We thus establish, as I conceive, with absolute certainty, the date of the completion of the eastern half of the choir - the "sanctuary" or "presbytery;" a point entirely misconceived hitherto. To Bitton, and not to Stapledon, it must be ascribed. And we shall see reason presently for ascribing to him the substantial features of the remainder, and the vaulting of the whole. But we may well pause here, for a moment, to estimate his work.

And it was a mighty stride indeed that was made by Bitton, in the way of carrying out the Quivilian idea. Boldly grappling with the difficulties inseparable from the solidity of the Norman walls, he pierced them with far wider and loftier arches, resting upon entirely new pillars of marble, raised and re-constructed the vaulting, and inserted both above and below, ample windows, occupying the entire space between the buttresses; which he elevated into "arcs-boutants" or "flying buttresses," to receive the lateral thrust of the loftier vaulting.

The new pillars were formed of vast and solid horizontal slices (or partial slices rather, as examination shows) of Purbeck marble, from 9to 15 inches thick; each pillar presenting, in its bold boutells or flutings, 5 on each side, the appearance of 25 shafts bound in one. Among them were no doubt included those two very remarkable pairs of Purbeck marble pillars, which flank the choir entrance: since there is a charge in 1302 for "great spikes (spikis) for the gate of the choir;" proving that, though the present screen was 20 years later, the western part of the choir was finished at this time, at least in a contemporary way. Eastward, the new work was carried on, as we have seen, to the altar steps, on either side of which there was paving; while for the general area of the choir we find 11,0001/2 of tiles laid down at 11s per thousand. The aisles were paved at the same time. (Fabric Rolls, 1302-3.)

The great work of the vaulting, though ascribed hitherto to Bitton's successor, was doubtless his alone, except the painting of the bosses and ribs. Preparations were made for the whole in his tenth year (1303). Stone in vast blocks was brought from Portland for the great central bosses; while capitals and bases (either for the side-shafts of each of the thirty windows, or for the aisle vaulting shafts) 60 in all, were imported ready carved. (34) The 30 great ridge bosses in the choir were carved on the spot, at 5s. each; those for the aisles at 3s. 6d. each. (35) And that the vaulting was actually completed in Bitton's time by the insertion of the "keys," or keying stones, in their places, is certain; since we find them all ready for colouring in the first year of his successor. The leading of the south aisle seems also to have been done in 1304 or 1305 (Fabric Rolls, n.d.) (36): that of the choir was left for Stapledon.
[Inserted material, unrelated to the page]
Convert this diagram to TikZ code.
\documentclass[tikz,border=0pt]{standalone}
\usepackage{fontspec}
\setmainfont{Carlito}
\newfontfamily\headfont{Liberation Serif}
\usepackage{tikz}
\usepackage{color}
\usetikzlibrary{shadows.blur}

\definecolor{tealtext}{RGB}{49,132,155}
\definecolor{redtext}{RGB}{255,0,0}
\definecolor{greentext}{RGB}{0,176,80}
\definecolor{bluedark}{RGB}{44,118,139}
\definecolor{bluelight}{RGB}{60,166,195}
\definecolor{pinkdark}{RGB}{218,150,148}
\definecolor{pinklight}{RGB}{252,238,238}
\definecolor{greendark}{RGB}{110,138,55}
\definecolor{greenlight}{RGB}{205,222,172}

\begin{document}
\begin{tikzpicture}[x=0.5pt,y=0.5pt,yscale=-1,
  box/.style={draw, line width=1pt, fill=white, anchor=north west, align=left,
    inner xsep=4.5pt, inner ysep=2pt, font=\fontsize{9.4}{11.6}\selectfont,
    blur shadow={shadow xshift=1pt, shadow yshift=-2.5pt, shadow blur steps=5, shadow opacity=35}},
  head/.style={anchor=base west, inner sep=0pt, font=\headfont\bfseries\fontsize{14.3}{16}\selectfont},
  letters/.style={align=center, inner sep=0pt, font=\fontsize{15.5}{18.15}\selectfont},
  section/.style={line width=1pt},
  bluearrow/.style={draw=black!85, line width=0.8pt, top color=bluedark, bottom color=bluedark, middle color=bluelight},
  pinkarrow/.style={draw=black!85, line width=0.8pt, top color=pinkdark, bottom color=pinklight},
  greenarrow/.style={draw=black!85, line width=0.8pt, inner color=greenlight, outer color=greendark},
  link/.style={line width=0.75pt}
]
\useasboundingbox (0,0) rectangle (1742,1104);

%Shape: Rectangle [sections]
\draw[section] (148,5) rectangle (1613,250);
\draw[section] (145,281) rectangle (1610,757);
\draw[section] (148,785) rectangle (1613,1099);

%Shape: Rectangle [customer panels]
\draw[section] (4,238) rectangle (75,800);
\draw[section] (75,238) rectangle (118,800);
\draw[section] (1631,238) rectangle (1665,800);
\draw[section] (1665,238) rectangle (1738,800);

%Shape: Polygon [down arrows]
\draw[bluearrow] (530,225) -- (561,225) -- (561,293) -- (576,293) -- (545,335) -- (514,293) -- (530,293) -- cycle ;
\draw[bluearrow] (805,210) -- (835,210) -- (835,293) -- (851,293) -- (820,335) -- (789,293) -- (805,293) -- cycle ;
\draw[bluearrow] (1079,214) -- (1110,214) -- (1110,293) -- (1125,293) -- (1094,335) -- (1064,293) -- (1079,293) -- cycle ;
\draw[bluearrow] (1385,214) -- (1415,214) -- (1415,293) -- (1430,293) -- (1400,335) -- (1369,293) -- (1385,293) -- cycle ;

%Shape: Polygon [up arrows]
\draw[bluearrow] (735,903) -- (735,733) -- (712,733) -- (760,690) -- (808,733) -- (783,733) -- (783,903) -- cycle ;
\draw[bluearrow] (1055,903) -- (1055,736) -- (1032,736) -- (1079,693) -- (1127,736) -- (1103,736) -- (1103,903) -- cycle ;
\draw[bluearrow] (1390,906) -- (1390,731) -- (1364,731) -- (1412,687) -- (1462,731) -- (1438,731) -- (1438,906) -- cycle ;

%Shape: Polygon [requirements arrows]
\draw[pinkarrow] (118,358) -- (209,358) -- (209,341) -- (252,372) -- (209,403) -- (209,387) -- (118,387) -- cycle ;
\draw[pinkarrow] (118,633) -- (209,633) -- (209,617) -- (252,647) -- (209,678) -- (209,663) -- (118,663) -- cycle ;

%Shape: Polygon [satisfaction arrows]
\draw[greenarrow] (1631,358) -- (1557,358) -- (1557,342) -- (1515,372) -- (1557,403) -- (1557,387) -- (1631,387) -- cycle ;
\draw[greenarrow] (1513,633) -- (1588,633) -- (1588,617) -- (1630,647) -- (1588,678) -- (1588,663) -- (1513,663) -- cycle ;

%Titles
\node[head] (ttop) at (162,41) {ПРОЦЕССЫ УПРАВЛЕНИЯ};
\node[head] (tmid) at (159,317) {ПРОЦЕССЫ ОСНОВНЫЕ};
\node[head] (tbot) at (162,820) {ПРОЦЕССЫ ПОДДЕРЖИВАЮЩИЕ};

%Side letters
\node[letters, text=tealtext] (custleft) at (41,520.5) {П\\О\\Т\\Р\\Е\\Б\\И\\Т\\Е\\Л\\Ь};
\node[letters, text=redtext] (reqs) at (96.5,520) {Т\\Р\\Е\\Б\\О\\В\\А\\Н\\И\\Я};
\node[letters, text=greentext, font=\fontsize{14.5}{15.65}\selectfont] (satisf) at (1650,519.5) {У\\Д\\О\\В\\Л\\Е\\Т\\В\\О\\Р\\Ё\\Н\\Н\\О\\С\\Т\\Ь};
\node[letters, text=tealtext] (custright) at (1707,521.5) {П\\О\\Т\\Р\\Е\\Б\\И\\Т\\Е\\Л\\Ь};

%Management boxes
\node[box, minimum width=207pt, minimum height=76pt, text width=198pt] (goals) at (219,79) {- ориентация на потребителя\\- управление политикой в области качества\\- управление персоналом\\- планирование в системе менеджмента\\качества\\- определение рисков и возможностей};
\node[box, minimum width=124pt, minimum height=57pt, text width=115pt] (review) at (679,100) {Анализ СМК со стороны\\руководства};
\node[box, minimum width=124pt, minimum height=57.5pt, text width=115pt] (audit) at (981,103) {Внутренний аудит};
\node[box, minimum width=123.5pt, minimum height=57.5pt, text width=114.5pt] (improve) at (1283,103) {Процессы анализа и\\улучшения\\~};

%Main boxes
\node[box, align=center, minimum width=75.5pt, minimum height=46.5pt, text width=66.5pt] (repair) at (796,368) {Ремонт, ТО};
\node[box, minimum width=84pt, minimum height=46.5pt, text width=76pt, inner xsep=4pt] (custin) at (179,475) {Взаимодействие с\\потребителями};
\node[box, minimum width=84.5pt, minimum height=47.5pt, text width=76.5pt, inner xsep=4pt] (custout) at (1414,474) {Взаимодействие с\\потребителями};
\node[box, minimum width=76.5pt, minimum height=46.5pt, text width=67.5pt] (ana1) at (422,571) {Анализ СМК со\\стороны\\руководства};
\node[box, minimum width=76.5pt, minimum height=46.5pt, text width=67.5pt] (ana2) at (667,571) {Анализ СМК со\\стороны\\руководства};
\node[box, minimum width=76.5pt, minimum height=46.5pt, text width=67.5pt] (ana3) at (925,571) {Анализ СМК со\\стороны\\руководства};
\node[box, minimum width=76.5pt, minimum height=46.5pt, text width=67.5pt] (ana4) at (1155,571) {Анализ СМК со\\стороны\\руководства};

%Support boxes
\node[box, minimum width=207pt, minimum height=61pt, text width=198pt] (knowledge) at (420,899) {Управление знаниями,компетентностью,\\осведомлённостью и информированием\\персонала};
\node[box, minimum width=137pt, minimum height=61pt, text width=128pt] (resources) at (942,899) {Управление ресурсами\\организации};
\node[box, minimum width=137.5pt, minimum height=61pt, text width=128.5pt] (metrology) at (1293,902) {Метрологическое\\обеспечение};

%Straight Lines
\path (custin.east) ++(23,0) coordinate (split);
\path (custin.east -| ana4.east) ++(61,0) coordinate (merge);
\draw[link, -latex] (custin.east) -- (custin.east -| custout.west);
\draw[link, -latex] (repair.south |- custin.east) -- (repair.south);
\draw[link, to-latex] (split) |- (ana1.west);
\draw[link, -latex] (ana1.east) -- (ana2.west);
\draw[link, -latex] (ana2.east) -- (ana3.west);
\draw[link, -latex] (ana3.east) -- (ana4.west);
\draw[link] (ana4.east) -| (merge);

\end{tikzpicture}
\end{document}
It will be seen, from these interesting details, that the architectural fame of Bishop Bitton has hitherto been infinitely less than it deserves to be. The exquisite geometrical traceries, more especially, of the windows in the aisles and clerestory, (that of the East window, alas! is lost), while following, as will be seen hereafter, the lead of Quivil's in the Lady Chapel, are a decided advance upon them in point of beauty. It may be well to add here, that the mouldings of Bitton's choir work are clearly distinguishable {see p. 14) from those of Quivil's work in the Transepts, first bay of Nave, and Lady Chapel; and fix the type which prevailed, with little or no variation, throughout the rest of the transformation period.

Bishop Bitton deceased September 25th, 1307: but, from various causes (detailed by Oliver, Lives p. 55), his successor, Stapledon, was not consecrated until October 13th, 1308. The Fabric Roll for this year of interregnum (Michs. 1307-8) is not forthcoming: an indication, perhaps, that the work was suspended, and that the carrying on of them depended much upon the personal activity of the Bishop for the time being.
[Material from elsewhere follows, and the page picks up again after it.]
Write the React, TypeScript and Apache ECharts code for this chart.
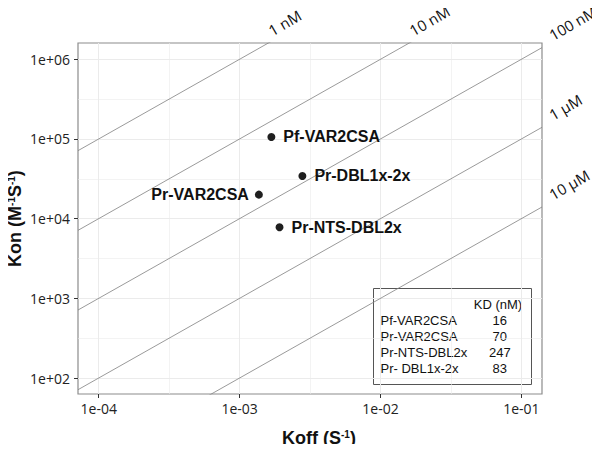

Now Stapledon's first act, as recorded in the Roll of 1308-9, was (after inserting in the aisles some stained glass, (37) left already, no doubt, by Bitton), to colour the bosses in the vaulting of the Choir. It will be remembered, that these had been carved as long ago as 1303-4. This must have been done while they were yet upon the ground: and I am informed that the depth and intricacy of the undercutting forbids the supposition that they could possibly have been carved after they were elevated into their lofty position; nor is it usual so to carve them. The colouring, on the contrary, it is usual to lay on afterwards. Hence we gather, with certainty, that the vaulting of the Choir was completed at some time between 1303 and 1308. And this is a most valuable date to have ascertained. It gives us exactly, as in the case of the Lady Chapel, the epoch of completion of one entire and very important portion of the Cathedral fabric. And to the glory of Bishop Bitton, and of him alone, among our Bishops and builders, does the great enterprise redound.

It is of the utmost importance to insist upon this, and to be quite clear in our minds about it, because the conclusion thus arrived at is entirely at variance with the account handed down by all our historians without exception. That account (assumed by me to be correct when my Lectures were delivered) ascribed the building of the four eastern bays to Stapledon. The inexorable testimony of the Fabric Rolls, however, leaves no room for doubting that this is an error. Nor is it difficult to see how this misconception arose, or to trace it to its first author.